If the Company successfully raises a total of $3,000,000 in aggregate proceeds from the Common Share Offering (a “Qualified Financing”), the principal amount of the Bridge Notes described in Note 8 and in Note 12 along with any accrued interest are convertible into units of the Common Share Offering, based upon the lesser of: (i) $1.60 per New Round Stock and (ii) the quotient obtained by dividing (x) the Outstanding Balance on the conversion date multiplied by 1.20 by (y) the actual price per New Round Stock in the Qualified Financing. The notes and the warrants are further subject to a “most-favored nation” clause in the event the Registrant, prior to maturity of the notes, consummates a financing that is not a Qualified Financing.  Upon completion of a Qualified Financing, in connection with the conversion of the Bridge Notes, the Company will also pay the Placement Agent up to 8% in broker warrants with an exercise price of $3.00 and an expiry date of two years from the date of issuance.  No cash commissions are payable to the Placement Agent in connection with the conversion of the Bridge Notes as these were paid on the closing of the Bridge Notes offering. 

 

Short Term Unsecured Loans

 

On March 3, 2017, several individuals and a related party made unsecured, short-term loans to the Company in the total aggregate amount of $201,500.  $151,500 of such amount was repaid on March 7, 2017 out of the proceeds from the Offering. The remaining $50,000 of principal is due on April 7, 2017. The Company used the proceeds from the loans to fund short-term working capital requirements until the closing of the Common Share Offering.  

 

Enhancement of Corporate Governance

 

On March 9, 2017, the Board established an Audit Committee and a Compensation Committee, each consisting initially of one director.
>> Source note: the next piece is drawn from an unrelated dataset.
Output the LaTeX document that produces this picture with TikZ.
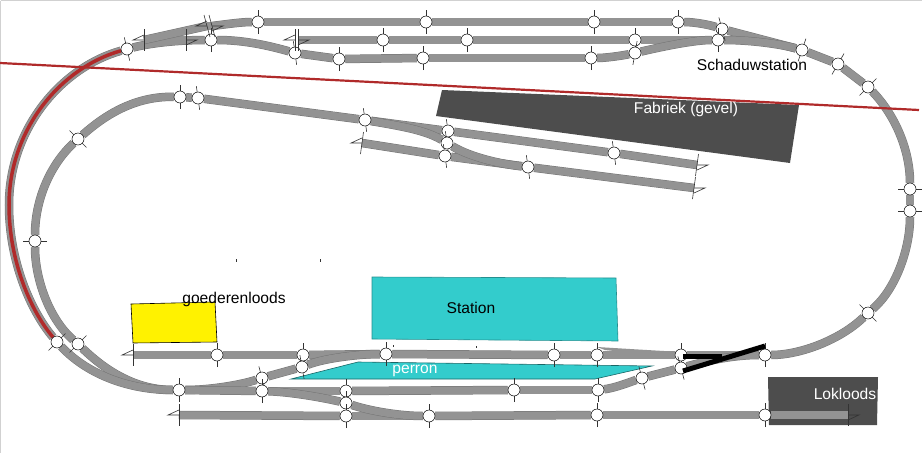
\documentclass[tikz,border=0pt]{standalone}
\usepackage{fontspec}
\setmainfont{Liberation Sans}
\usetikzlibrary{backgrounds}
\definecolor{trackgray}{HTML}{939393}
\definecolor{trackedge}{HTML}{757575}
\definecolor{stationcyan}{HTML}{33CCCC}
\definecolor{shedgray}{HTML}{4D4D4D}
\definecolor{redline}{HTML}{B02A2A}
\tikzset{
  joint/.style={circle,draw=black,fill=white,line width=0.5pt,minimum size=12pt,inner sep=0pt},
  crossmark/.style={line width=0.6pt,black!80},
  track/.style={draw=trackedge,line width=0.5pt,double=trackgray,double distance=7.5pt},
  building/.style={draw=black,line width=0.6pt},
  label/.style={font=\fontsize{15.6}{18}\selectfont,inner sep=0pt}
}
\begin{document}
\begin{tikzpicture}[x=1pt,y=-1pt]
\useasboundingbox (0,0) rectangle (922,453);
\draw[black!18,line width=1pt] (0.5,0.5)--(0.5,453) (0.5,0.5)--(922,0.5);
% Joints
\foreach \n/\x/\y/\a in {a1/127/49/77,b1/211/40/90,t1/258/22/90,t2/426/22/90,t3/594/22/90,t4/678/22/90,
  t5/722/29/75,m1/383/40/90,m2/467/40/90,m3/635/40/90,m4/718/40/90,s1/295/53/82,s2/339/59/90,s3/423/58/90,
  s4/591/58/90,s5/635/53/100,j1/802/50/109,k1/838/64/120,l1/868/87/135,r1/910/189/0,r2/910/211/0,
  r3/868/313/45,u1/765/355/90,i1/180/97/90,i2/198/98/82,i3/78/139/45,i4/35/241/0,i5/78/344/-45,w1/57/342/-45,
  v1/179/390/90,h1/217/355/90,h2/303/355/90,h3/386/354/90,h4/554/355/90,h5/597/355/90,h6/681/355/90,
  g1/302/367/80,c1/262/378/75,c2/262/391/90,d1/346/391/90,d2/346/403/90,d3/346/416/90,d4/429/416/90,
  f1/514/390/90,f2/598/390/90,f3/642/378/75,f4/681/368/75,n1/597/415/90,n2/765/415/90,
  p1/365/120/82,p2/448/131/82,p3/447/143/82,p4/445/156/82,p5/528/167/82,p6/614/153/82}{
  \draw[crossmark] (\x,\y) ++(\a:12) -- ++(\a+180:24);
  \node[joint] (\n) at (\x,\y) {};
}
% Track ends
\foreach \n/\x/\y/\s/\t in {e1/144/40/-1/0,e2/186/40/1/0,e3/207/26/-1/3,e4/212/26/1/3,e5/295/40/-1/0,e6/298/40/1/0,
  e7/362/143/-1/-1.5,e8/697/165/1/-1.5,e9/694/188/1/-1.5,e10/133/355/-1/0,e11/179/415/-1/0,e12/848/415/1/0}{
  \coordinate (\n) at (\x,\y);
  \draw[crossmark] (\x-\t,\y-11)--(\x+\t,\y+11);
  \draw[crossmark] (\x,\y+\s*5)--(\x+\s*11,\y)--(\x,\y);
}
\begin{scope}[on background layer]
%BUILDINGS
\draw[building,fill=yellow] (131,304)--(215,302)--(217,342)--(133,343)--cycle;
\draw[building,stationcyan!70!black,fill=stationcyan] (372,277)--(616,278)--(618,341)--(372,339)--cycle;
\draw[building,stationcyan!50!black,fill=stationcyan] (291,379)--(358,362)--(652,366)--(595,379)--cycle;
\fill[shedgray] (442,90)--(799,105)--(790,163)--(436,116)--cycle;
\fill[shedgray] (768,377)--(878,377)--(877,425)--(769,425)--cycle;
%TOP
\draw[track] (a1) .. controls (155,42) and (185,40) .. (b1);
\draw[track] (e1)--(e2);
\draw[track] (e1)--(e3);
\draw[track] (e4) .. controls (228,24) and (242,22) .. (t1);
\draw[track] (e3)--(e4);
\draw[track] (t1)--(t2);
\draw[track] (t2)--(t3);
\draw[track] (t3)--(t4);
\draw[track] (t4) .. controls (695,22) and (710,25) .. (t5);
\draw[track] (t5)--(j1);
\draw[track] (e6)--(m1);
\draw[track] (m1)--(m2);
\draw[track] (m2)--(m3);
\draw[track] (m3)--(m4);
\draw[track] (m4) .. controls (750,40) and (780,44) .. (j1);
\draw[track] (b1) .. controls (245,40) and (270,46) .. (s1);
\draw[track] (s1)--(s2);
\draw[track] (s2)--(s3);
\draw[track] (s3)--(s4);
\draw[track] (s4) .. controls (605,58) and (620,56) .. (s5);
\draw[track] (s5) .. controls (665,46) and (695,40) .. (m4);
%RIGHT
\draw[track] (j1)--(k1);
\draw[track] (k1)--(l1);
\draw[track] (l1) .. controls (895,115) and (910,150) .. (r1);
\draw[track] (r1)--(r2);
\draw[track] (r2) .. controls (910,250) and (895,290) .. (r3);
\draw[track] (r3) .. controls (840,340) and (800,355) .. (u1);
%LEFT
\coordinate (w0) at (9,205);
\draw[track] (a1) .. controls (60,68) and (9,130) .. (w0) .. controls (9,260) and (30,310) .. (w1);
\draw[redline,line width=3.5pt] (a1) .. controls (60,68) and (9,130) .. (w0) .. controls (9,260) and (30,310) .. (w1);
\draw[track] (i1)--(i2);
\draw[track] (i1) .. controls (135,96) and (105,115) .. (i3);
\draw[track] (i3) .. controls (50,165) and (35,200) .. (i4);
\draw[track] (i4) .. controls (35,280) and (50,320) .. (i5);
\draw[track] (i5) .. controls (110,375) and (140,390) .. (v1);
\draw[track] (w1) .. controls (85,372) and (125,390) .. (v1);
%FACTORY
\draw[track] (i2)--(p1);
\draw[track] (p1)--(p2);
\draw[track] (p2)--(p6);
\draw[track] (p6)--(e8);
\draw[track] (e7)--(p4);
\draw[track] (p4)--(p5);
\draw[track] (p5)--(e9);
\draw[track] (p1) .. controls (400,126) and (425,130) .. (p3);
\draw[track] (p3) .. controls (470,157) and (500,164) .. (p5);
%BOT
\draw[track] (e10)--(h1);
\draw[track] (h1)--(h2);
\draw[track] (h2)--(h3);
\draw[track] (h3)--(h4);
\draw[track] (h4)--(h5);
\draw[track] (h5)--(h6);
\draw[track] (h6)--(u1);
\draw[track] (v1) .. controls (210,390) and (240,385) .. (c1);
\draw[track] (c1)--(g1);
\draw[track] (g1) .. controls (325,358) and (360,354) .. (h3);
\draw[track] (v1)--(c2);
\draw[track] (c2)--(d1);
\draw[track] (d1)--(f1);
\draw[track] (f1)--(f2);
\draw[track] (f2) .. controls (615,388) and (630,382) .. (f3);
\draw[track] (f3)--(f4);
\draw[track] (f4) .. controls (710,360) and (735,355) .. (u1);
\draw[track] (e11)--(d3);
\draw[track] (d3)--(d4);
\draw[track] (d4)--(n1);
\draw[track] (n1)--(n2);
\draw[track] (n2)--(e12);
\draw[track] (c2) .. controls (290,392) and (320,397) .. (d2);
\draw[track] (d2) .. controls (370,411) and (400,416) .. (d4);
\fill[trackgray] (597,347)--(630,349)--(681,352)--(681,358)--(640,354)--(605,350)--cycle;
\end{scope}
% Frontier
\coordinate (rl) at (0,63);
\coordinate (rr) at (919,110);
\draw[redline,line width=2.2pt] (rl)--(rr);
\draw[black,line width=5pt] (683,356)--(722,356);
\draw[black,line width=5pt] (683,371)--(765,346);
\node[label,anchor=center] (schaduw) at (752,65) {Schaduwstation};
\node[label,white,anchor=center] (fabriek) at (686,109) {Fabriek (gevel)};
\node[label,anchor=center] (goederen) at (234,299) {goederenloods};
\node[label,anchor=center] (station) at (471,308) {Station};
\node[label,white,anchor=center] (perron) at (415,371) {perron};
\node[label,white,anchor=center] (lok) at (845,394) {Lokloods};
% Stray marks
\draw[crossmark] (236,259)--(236,262) (320,259)--(320,262) (393,345)--(393,347) (476,346)--(476,348);
\end{tikzpicture}
\end{document}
Dr. Norman M. Betts, an independent Board member, was appointed to serve as the initial member of the Audit Committee. Mr. David A. Rosa, an independent Board Member, was appointed to serve as the sole member of the Compensation Committee.

 

Shares Held in Escrow

 

On October 31, 2016, the Company amended the escrow agreement relating to the 750,000 shares described in Note 8 above to reduce the number of shares held in escrow and subject to forfeiture from 750,000 to 458,750 shares of common stock, and to extend the forfeiture date from November 2, 2016 to May 2, 2017.  During the year ended December 31, 2016, aggregate gross proceeds of $2,230,000 were raised through the sale of unsecured convertible debentures, thus a total of 170,502 shares were released from escrow, resulting in 288,248 shares of the Company’s common stock remaining in escrow at year end. Subsequent to year end, an additional $1,225,032 was raised in aggregate gross proceeds through the sale of additional unsecured notes and the first closing of the Common Share Offering.  As a result, an additional 93,664 of the Company’s common stock was released from escrow, resulting in 194,584 shares of the Company’s common stock remaining in escrow subsequent to year end.  The remaining 194,584 escrowed shares are subject to a pro rata release to the holders thereof on May 2, 2017 to the extent the Company raises less than the $6,000,000 target, based on the aggregate amount raised through the convertible debt offering or otherwise.